Meeting Documents
Scale-Dependent Drivers of Air-Sea CO2 Flux Variability Using the ECCO-Darwin Model
Presented at: AGU Annual Meeting 2024
Abstract
In climate studies, it is of great interest to separate changes driven by natural modes inherent to the system of interest as opposed to changes due to external forcings. Here we design and run a suite of in-silico experiments that separate the impact of the atmospheric growth rate and variable climate on the ocean carbon sink. In this study, we utilize a single ocean biogeochemistry model (ECCO-Darwin) to quantify the relative importance of forcing from: 1) the variable atmospheric pCO2 growth rate and 2) internal climate variability.
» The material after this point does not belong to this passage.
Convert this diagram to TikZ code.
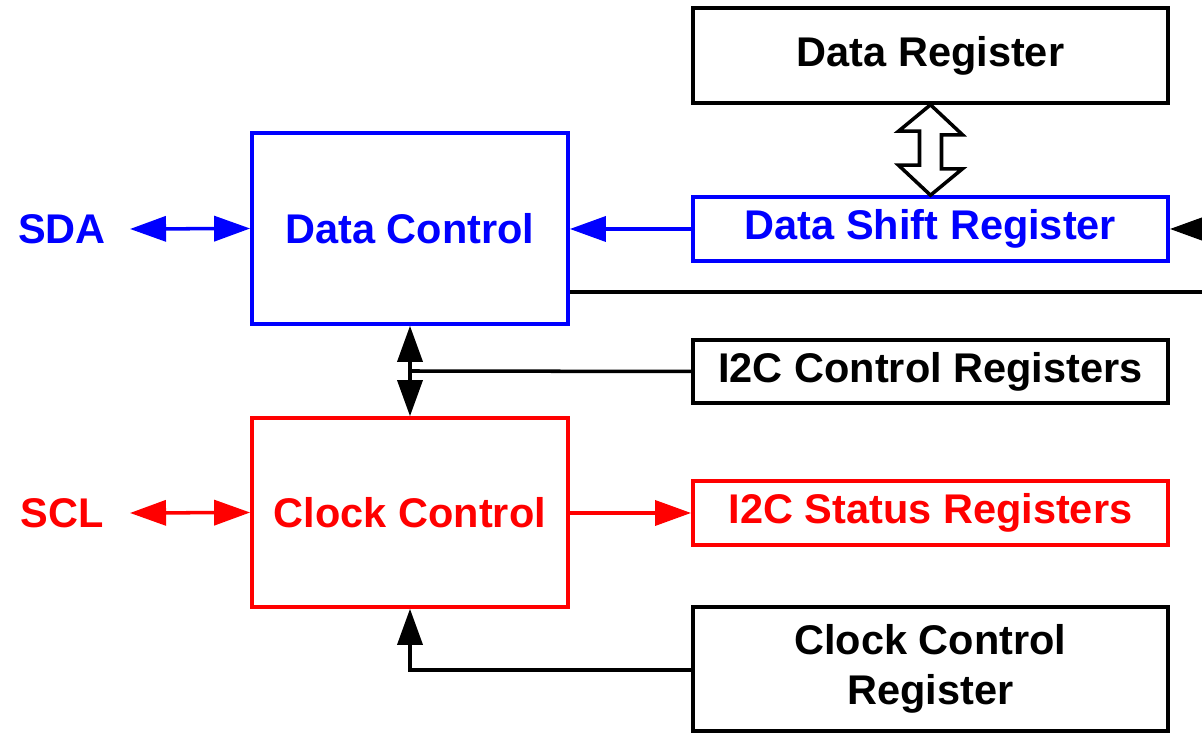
\documentclass[tikz,border=0pt]{standalone}
\usepackage{fontspec}
\setmainfont{Liberation Sans}
\usetikzlibrary{arrows.meta}

\begin{document}
\begin{tikzpicture}[x=0.01cm,y=-0.01cm,
    txt/.style={font=\fontsize{11.8}{14.2}\selectfont\bfseries},
    regbox/.style={txt,draw,line width=1pt,minimum width=4.75cm,inner sep=0pt,align=center},
    ctlbox/.style={txt,draw,line width=1pt,minimum width=3.16cm,inner sep=0pt},
    wire/.style={line width=1pt},
    tip/.style={-{Triangle[length=0.36cm,width=0.25cm]}},
    tips/.style={{Triangle[length=0.36cm,width=0.25cm]}-{Triangle[length=0.36cm,width=0.25cm]}}]
   \clip (0,0) rectangle (1202,734);
   \fill[white] (0,0) rectangle (1202,734);

   % registers on the right
   \node[regbox,minimum height=0.95cm] (dreg) at (930.5,55.5) {Data Register};
   \node[regbox,blue,minimum height=0.64cm] (dsr) at (930.5,229) {Data Shift Register};
   \node[regbox,minimum height=0.63cm] (i2cctl) at (930.5,371.5) {I2C Control Registers};
   \node[regbox,red,minimum height=0.64cm] (i2cstat) at (930.5,513) {I2C Status Registers};
   \node[regbox,minimum height=1.24cm] (clkreg) at (930.5,669) {Clock Control\\Register};

   % control blocks
   \node[ctlbox,blue,minimum height=1.91cm] (dctl) at (410,228.5) {Data Control};
   \node[ctlbox,red,minimum height=1.89cm] (clkctl) at (410,512.5) {Clock Control};

   % pins
   \node[txt,blue] (sda) at (62,229) {SDA};
   \node[txt,red] (scl) at (62,513) {SCL};

   \coordinate (sdaend) at (130,229);
   \coordinate (sclend) at (130,513);
   \coordinate (dsrin) at (1230,229);
   \coordinate (busout) at (1210,292);
   \coordinate (ctljoin) at (410,371);
   \coordinate (clkjoin) at (410,670);

   \draw[wire,tips,blue] (sdaend) -- (dctl.west);
   \draw[wire,tips,red] (sclend) -- (clkctl.west);
   \draw[wire,tip,blue] (dsr.west) -- (dctl.east |- dsr.west);
   \draw[wire,tip,red] (clkctl.east |- i2cstat.west) -- (i2cstat.west);
   \draw[wire,tip] (dsrin) -- (dsr.east);
   \draw[wire] (dctl.east |- busout) -- (busout);
   \draw[wire,tips] (dctl.south) -- (clkctl.north);
   \draw[wire] (i2cctl.west) -- (ctljoin);
   \draw[wire,tip] (clkreg.west |- clkjoin) -- (clkjoin) -- (clkctl.south);

   % hollow two-way arrow
   \draw[line width=1pt,fill=white] (dreg.south)
     -- ++(32,30) -- ++(-21,0) -- ++(0,34) -- ++(21,0)
     -- (dsr.north)
     -- ++(-32,-30) -- ++(21,0) -- ++(0,-34) -- ++(-21,0) -- cycle;
\end{tikzpicture}
\end{document}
This work has a goal of disentangling the space-time variability of the dominant drivers. Our results show that when globally integrated, the variable atmospheric pCO2 growth rate and climate exhibit similar magnitude impacts on ocean carbon uptake but locally, the variability in CO2 flux, specifically interannual variability, is dominated by climate. The implications of this experiment for real-world observing systems are clear: in order to detect changes in the ocean sink due to slowing atmospheric pCO2 growth rates, which we hope to observe in coming decades due to mitigation of anthropogenic emissions, better observing systems and constraints on climate-driven ocean variability will be required.